Em meio ao cenário turbulento e incerto gerado pelo polêmico Decreto-Lei 36/2025 — que reformula os critérios para reconhecimento da cidadania italiana — uma nova onda de investigações sacode a região da Campânia. A Polícia Metropolitana de Nápoles executou nesta semana oito prisões relacionadas a um vasto esquema de concessão ilegal de cidadanias italianas a brasileiros, com base em falsas declarações de residência.
A operação, coordenada pelo Ministério Público de Nápoles Norte e conduzida a partir da Promotoria de Aversa, resultou na aplicação de medidas cautelares contra oito indivíduos suspeitos de envolvimento em associação criminosa, corrupção e falsificação de documentos públicos.
Entre os detidos estão quatro funcionários municipais de Orta di Atella (província de Caserta) e Frattaminore (Nápoles), pertencentes aos cartórios de Registro Civil e Estado Civil, bem como agentes da Polícia Municipal. Também foram presos o proprietário de uma empresa que intermediava os pedidos de residência e cidadania, além de três civis que teriam disponibilizado imóveis para os registros falsos.
Falsificação sistemática e lucrativa
O esquema envolvia uma rede organizada que fornecia carimbos e efígies de Estado falsificados — utilizados para adulterar passaportes, declarações de presença e documentos estrangeiros que simulavam ascendência italiana. O objetivo era permitir que brasileiros, que não residiam efetivamente nas localidades envolvidas, se passassem por moradores legais e, assim, solicitassem a cidadania italiana jure sanguinis.
Segundo as investigações, a organização contava com o apoio direto de funcionários públicos corrompidos, que, em troca de dinheiro e outras vantagens, atestavam falsamente a residência dos requerentes. Em muitos casos, os próprios documentos genealógicos eram forjados ou manipulados, criando um processo completo de cidadania com base em informações inverídicas.
A relação entre os agentes públicos e os intermediários empresariais garantiu agilidade na tramitação dos pedidos, muitas vezes driblando os trâmites legais exigidos pela legislação italiana.

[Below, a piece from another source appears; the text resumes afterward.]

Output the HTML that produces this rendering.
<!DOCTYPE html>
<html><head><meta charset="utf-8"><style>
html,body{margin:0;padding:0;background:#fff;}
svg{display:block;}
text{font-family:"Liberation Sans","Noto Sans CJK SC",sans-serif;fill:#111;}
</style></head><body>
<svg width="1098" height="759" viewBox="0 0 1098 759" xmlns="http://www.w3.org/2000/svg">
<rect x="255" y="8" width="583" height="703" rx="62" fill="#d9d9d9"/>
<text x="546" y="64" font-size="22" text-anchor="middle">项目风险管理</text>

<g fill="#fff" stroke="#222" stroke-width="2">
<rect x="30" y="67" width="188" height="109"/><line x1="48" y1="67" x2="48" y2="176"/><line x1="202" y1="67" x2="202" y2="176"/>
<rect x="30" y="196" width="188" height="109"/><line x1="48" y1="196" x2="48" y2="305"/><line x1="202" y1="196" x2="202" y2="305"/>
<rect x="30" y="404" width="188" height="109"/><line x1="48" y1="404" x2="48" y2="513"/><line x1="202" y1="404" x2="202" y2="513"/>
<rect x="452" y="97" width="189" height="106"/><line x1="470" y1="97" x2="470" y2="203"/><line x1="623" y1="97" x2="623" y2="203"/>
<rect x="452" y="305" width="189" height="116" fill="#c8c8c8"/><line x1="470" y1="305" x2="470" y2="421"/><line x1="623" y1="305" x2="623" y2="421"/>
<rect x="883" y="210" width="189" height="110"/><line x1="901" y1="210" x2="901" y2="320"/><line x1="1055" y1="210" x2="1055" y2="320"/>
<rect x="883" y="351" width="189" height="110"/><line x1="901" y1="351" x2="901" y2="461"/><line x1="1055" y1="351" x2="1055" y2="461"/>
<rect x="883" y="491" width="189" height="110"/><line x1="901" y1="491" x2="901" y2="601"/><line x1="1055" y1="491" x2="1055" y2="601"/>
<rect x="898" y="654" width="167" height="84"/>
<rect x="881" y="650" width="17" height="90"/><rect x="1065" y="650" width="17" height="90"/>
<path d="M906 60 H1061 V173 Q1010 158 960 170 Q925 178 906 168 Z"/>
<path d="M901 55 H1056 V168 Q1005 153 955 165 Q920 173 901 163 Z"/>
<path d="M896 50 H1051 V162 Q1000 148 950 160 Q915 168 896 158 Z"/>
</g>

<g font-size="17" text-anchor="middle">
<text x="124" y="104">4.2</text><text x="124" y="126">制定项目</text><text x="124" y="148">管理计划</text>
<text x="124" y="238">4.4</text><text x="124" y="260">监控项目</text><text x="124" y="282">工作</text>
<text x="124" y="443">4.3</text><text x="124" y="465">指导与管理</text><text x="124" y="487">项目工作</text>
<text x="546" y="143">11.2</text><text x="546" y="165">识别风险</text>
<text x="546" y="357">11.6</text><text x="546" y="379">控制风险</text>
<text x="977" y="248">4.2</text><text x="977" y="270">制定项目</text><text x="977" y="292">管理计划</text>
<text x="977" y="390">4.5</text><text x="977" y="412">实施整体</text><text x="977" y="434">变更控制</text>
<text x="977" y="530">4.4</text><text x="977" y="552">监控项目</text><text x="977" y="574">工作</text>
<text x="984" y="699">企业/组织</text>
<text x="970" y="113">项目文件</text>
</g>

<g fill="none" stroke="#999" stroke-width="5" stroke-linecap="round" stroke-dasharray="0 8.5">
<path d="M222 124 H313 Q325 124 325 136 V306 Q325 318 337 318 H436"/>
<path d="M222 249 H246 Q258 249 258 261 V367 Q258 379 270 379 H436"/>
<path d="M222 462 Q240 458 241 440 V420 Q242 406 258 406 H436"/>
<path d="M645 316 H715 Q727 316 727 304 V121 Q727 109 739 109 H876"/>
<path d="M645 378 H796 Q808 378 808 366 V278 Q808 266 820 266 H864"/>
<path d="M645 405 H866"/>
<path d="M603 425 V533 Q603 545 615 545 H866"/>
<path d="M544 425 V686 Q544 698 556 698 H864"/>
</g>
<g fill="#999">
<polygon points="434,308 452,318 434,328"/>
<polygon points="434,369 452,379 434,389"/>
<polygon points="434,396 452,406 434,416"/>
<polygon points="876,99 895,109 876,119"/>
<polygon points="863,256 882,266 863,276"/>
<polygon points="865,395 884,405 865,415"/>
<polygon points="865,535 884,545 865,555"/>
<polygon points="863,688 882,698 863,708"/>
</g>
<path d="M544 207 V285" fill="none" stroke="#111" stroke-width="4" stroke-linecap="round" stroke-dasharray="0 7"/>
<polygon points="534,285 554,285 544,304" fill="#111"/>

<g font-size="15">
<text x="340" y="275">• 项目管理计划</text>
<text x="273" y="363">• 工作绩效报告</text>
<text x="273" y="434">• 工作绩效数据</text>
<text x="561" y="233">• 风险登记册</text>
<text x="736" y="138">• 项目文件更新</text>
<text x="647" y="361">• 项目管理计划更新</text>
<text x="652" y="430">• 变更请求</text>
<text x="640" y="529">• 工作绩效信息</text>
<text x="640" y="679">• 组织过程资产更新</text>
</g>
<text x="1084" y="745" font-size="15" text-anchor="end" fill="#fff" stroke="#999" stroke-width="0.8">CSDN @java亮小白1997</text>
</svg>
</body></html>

Valores altos e impacto internacional
Estima-se que os valores cobrados por cada processo variavam entre 8 mil e 45 mil euros, com média de 22 mil euros. Com centenas de processos tramitados, o volume de negócios chegou a movimentar milhões de euros. A polícia, ao analisar uma grande quantidade de documentos digitais, identificou registros contábeis detalhados, inclusive com anotações de pagamentos a funcionários públicos e a indicação das práticas “processadas”.

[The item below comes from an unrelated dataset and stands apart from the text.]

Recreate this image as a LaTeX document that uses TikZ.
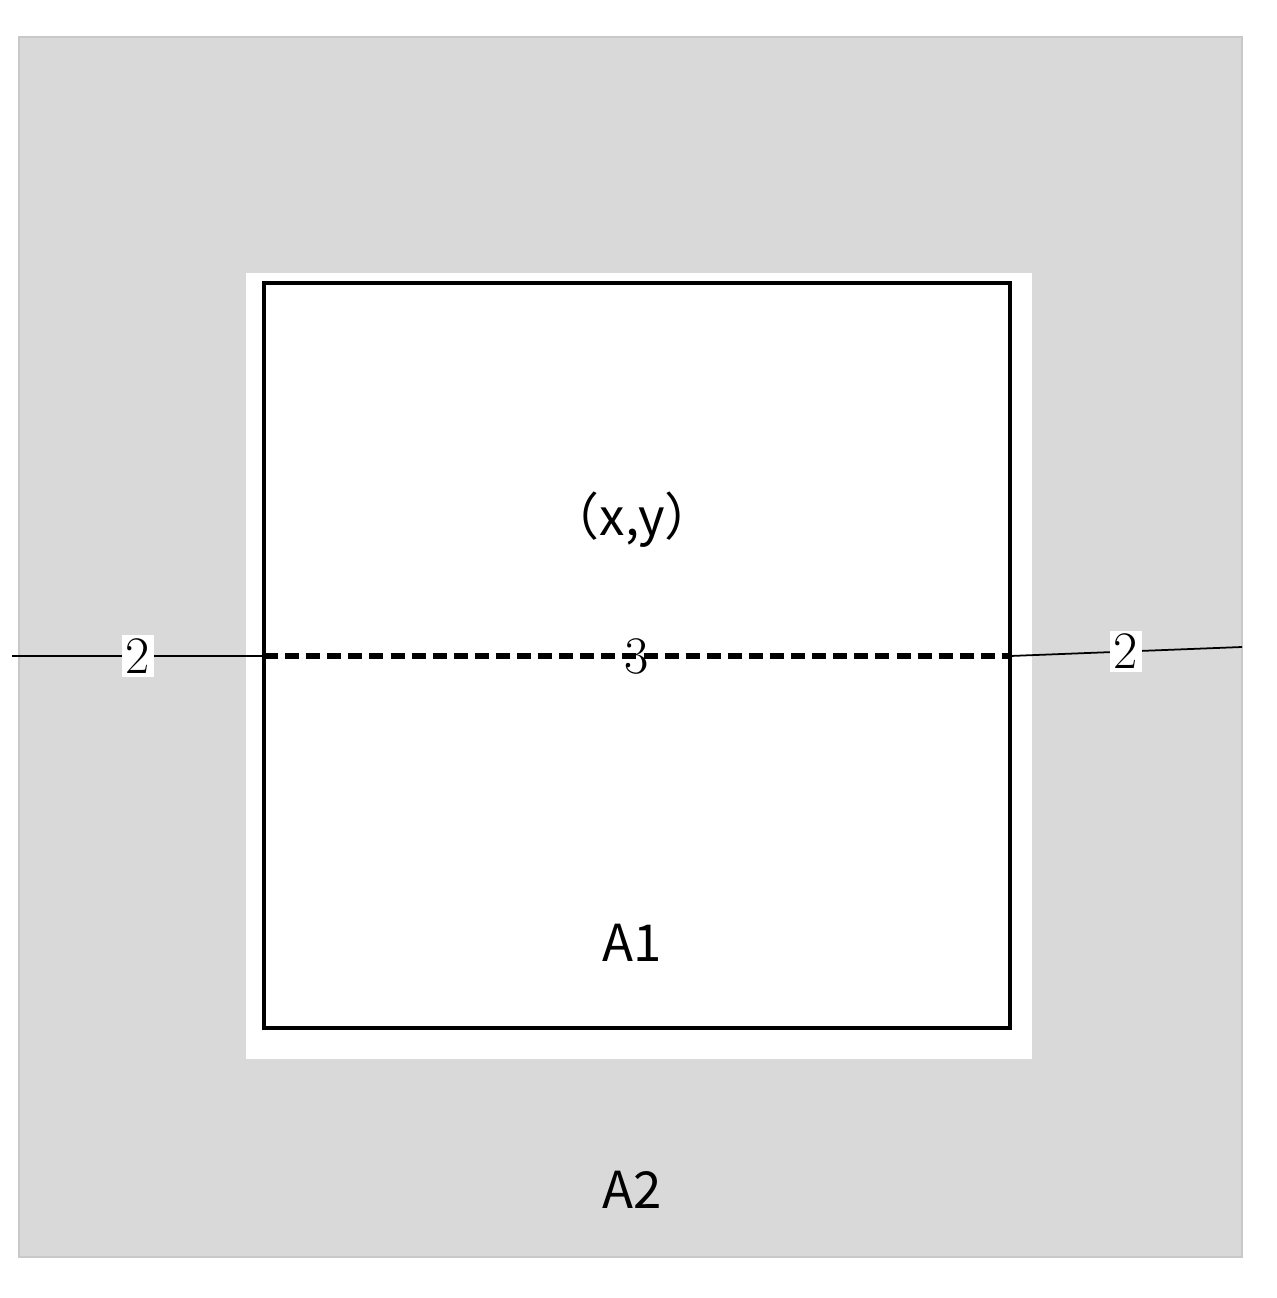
\documentclass[tikz,border=0pt]{standalone}
\usepackage{fontspec}
\newfontfamily\cjk{Noto Sans CJK SC}
\tikzset{lbl/.style={font=\fontsize{29}{32}\selectfont\cjk},
num/.style={font=\fontsize{30}{32}\selectfont, fill=white, inner sep=2pt}}
\begin{document}
\begin{tikzpicture}[x=0.02cm,y=-0.02cm]
\useasboundingbox (0,0) rectangle (1276,1298);
\fill[white] (0,0) rectangle (1276,1298);
\draw[fill={rgb,255:red,217;green,217;blue,217}, draw={rgb,255:red,200;green,200;blue,200}, line width=1.2pt] (19,37) rectangle (1242,1257);
\fill[white] (246,273) rectangle (1032,1059);
\draw[line width=2pt] (264,283) rectangle (1010,1028);
\coordinate (L0) at (12,656);
\coordinate (L1) at (264,656);
\coordinate (R1) at (1010,656);
\coordinate (R0) at (1242,647);
\draw[line width=1pt] (L0) -- node[num]{2} (L1);
\draw[line width=1pt] (R1) -- node[num,pos=0.5]{2} (R0);
\draw[line width=3.2pt, dash pattern=on 8pt off 4pt] (L1) -- node[font=\fontsize{30}{32}\selectfont]{3} (R1);
\node[lbl] (xy) at (632,520) {（x,y）};
\node[lbl] (a1) at (632,943) {A1};
\node[lbl] (a2) at (632,1190) {A2};
\end{tikzpicture}
\end{document}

Esse não é o primeiro escândalo na região. A investigação é um desdobramento de outra operação que, há cerca de um ano, resultou na prisão de funcionários do município de Villaricca (também em Nápoles), e cuja sentença foi emitida em janeiro de 2025.
Clima de tensão
O caso reacende o debate sobre o uso indevido do reconhecimento da cidadania italiana por descendência, especialmente por meio da via administrativa em pequenos municípios do sul da Itália. Com a entrada em vigor do Decreto-Lei 36/2025, que endurece os critérios e os controles sobre o reconhecimento de cidadanias, cresce também a pressão sobre administrações locais e a fiscalização de fraudes.
A investigação continua, e novas prisões não são descartadas. Enquanto isso, centenas de processos suspeitos podem ser revistos nos próximos meses, colocando em xeque o status legal de diversos ítalo-brasileiros que iniciaram seu processo de cidadania em municípios como Orta di Atella e Frattaminore.
A comunidade ítalo-brasileira acompanha o desenrolar com preocupação, temendo que irregularidades pontuais afetem a imagem e a legitimidade dos muitos que seguiram o caminho legal e transparente para o reconhecimento de sua cidadania.